Exercise — Copy the data that follows exactly. Include no pictures.

-- Begin --

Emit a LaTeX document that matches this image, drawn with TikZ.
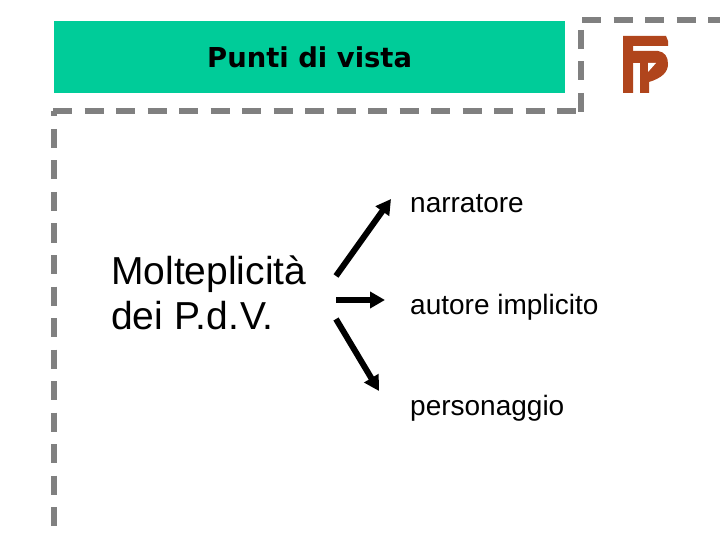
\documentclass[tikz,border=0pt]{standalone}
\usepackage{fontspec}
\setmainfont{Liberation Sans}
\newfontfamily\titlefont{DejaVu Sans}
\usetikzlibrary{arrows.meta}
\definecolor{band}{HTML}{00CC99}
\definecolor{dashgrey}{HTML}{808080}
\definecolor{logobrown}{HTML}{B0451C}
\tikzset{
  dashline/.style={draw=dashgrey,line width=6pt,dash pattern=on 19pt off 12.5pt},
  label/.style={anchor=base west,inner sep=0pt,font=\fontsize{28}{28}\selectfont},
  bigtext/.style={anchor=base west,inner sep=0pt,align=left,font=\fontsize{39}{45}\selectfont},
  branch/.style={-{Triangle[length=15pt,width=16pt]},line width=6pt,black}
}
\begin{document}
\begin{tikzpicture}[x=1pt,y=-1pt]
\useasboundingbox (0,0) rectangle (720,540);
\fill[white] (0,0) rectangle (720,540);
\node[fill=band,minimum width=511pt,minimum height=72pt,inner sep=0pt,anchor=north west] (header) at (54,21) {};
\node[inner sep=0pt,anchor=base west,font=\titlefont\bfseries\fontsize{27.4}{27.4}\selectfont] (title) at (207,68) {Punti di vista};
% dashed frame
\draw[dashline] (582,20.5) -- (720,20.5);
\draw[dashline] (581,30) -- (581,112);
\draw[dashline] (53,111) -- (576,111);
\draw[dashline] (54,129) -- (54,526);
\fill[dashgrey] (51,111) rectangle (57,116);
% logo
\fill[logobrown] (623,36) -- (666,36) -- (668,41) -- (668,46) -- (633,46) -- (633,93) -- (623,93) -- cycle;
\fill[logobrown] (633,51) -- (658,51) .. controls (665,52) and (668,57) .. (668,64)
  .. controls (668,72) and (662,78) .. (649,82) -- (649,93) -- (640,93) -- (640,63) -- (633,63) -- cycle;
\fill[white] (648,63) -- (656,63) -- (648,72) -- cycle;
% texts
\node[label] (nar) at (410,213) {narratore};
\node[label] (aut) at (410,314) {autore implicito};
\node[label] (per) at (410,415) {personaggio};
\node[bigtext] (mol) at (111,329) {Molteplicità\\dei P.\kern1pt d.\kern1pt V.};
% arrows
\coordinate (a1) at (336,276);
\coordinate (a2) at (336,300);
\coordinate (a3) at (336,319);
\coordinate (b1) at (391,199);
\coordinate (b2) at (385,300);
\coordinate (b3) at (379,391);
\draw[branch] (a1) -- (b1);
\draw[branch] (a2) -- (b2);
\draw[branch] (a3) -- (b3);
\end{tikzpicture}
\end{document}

-- End --

Solution below —
Emit a LaTeX document that matches this image, drawn with TikZ.
\documentclass[tikz,border=0pt]{standalone}
\usepackage{fontspec}
\setmainfont{Liberation Sans}
\newfontfamily\titlefont{DejaVu Sans}
\usetikzlibrary{arrows.meta}
\definecolor{band}{HTML}{00CC99}
\definecolor{dashgrey}{HTML}{808080}
\definecolor{logobrown}{HTML}{B0451C}
\tikzset{
  dashline/.style={draw=dashgrey,line width=6pt,dash pattern=on 19pt off 12.5pt},
  label/.style={anchor=base west,inner sep=0pt,font=\fontsize{28}{28}\selectfont},
  bigtext/.style={anchor=base west,inner sep=0pt,align=left,font=\fontsize{39}{45}\selectfont},
  branch/.style={-{Triangle[length=15pt,width=16pt]},line width=6pt,black}
}
\begin{document}
\begin{tikzpicture}[x=1pt,y=-1pt]
\useasboundingbox (0,0) rectangle (720,540);
\fill[white] (0,0) rectangle (720,540);
\node[fill=band,minimum width=511pt,minimum height=72pt,inner sep=0pt,anchor=north west] (header) at (54,21) {};
\node[inner sep=0pt,anchor=base west,font=\titlefont\bfseries\fontsize{27.4}{27.4}\selectfont] (title) at (207,68) {Punti di vista};
% dashed frame
\draw[dashline] (582,20.5) -- (720,20.5);
\draw[dashline] (581,30) -- (581,112);
\draw[dashline] (53,111) -- (576,111);
\draw[dashline] (54,129) -- (54,526);
\fill[dashgrey] (51,111) rectangle (57,116);
% logo
\fill[logobrown] (623,36) -- (666,36) -- (668,41) -- (668,46) -- (633,46) -- (633,93) -- (623,93) -- cycle;
\fill[logobrown] (633,51) -- (658,51) .. controls (665,52) and (668,57) .. (668,64)
  .. controls (668,72) and (662,78) .. (649,82) -- (649,93) -- (640,93) -- (640,63) -- (633,63) -- cycle;
\fill[white] (648,63) -- (656,63) -- (648,72) -- cycle;
% texts
\node[label] (nar) at (410,213) {narratore};
\node[label] (aut) at (410,314) {autore implicito};
\node[label] (per) at (410,415) {personaggio};
\node[bigtext] (mol) at (111,329) {Molteplicità\\dei P.\kern1pt d.\kern1pt V.};
% arrows
\coordinate (a1) at (336,276);
\coordinate (a2) at (336,300);
\coordinate (a3) at (336,319);
\coordinate (b1) at (391,199);
\coordinate (b2) at (385,300);
\coordinate (b3) at (379,391);
\draw[branch] (a1) -- (b1);
\draw[branch] (a2) -- (b2);
\draw[branch] (a3) -- (b3);
\end{tikzpicture}
\end{document}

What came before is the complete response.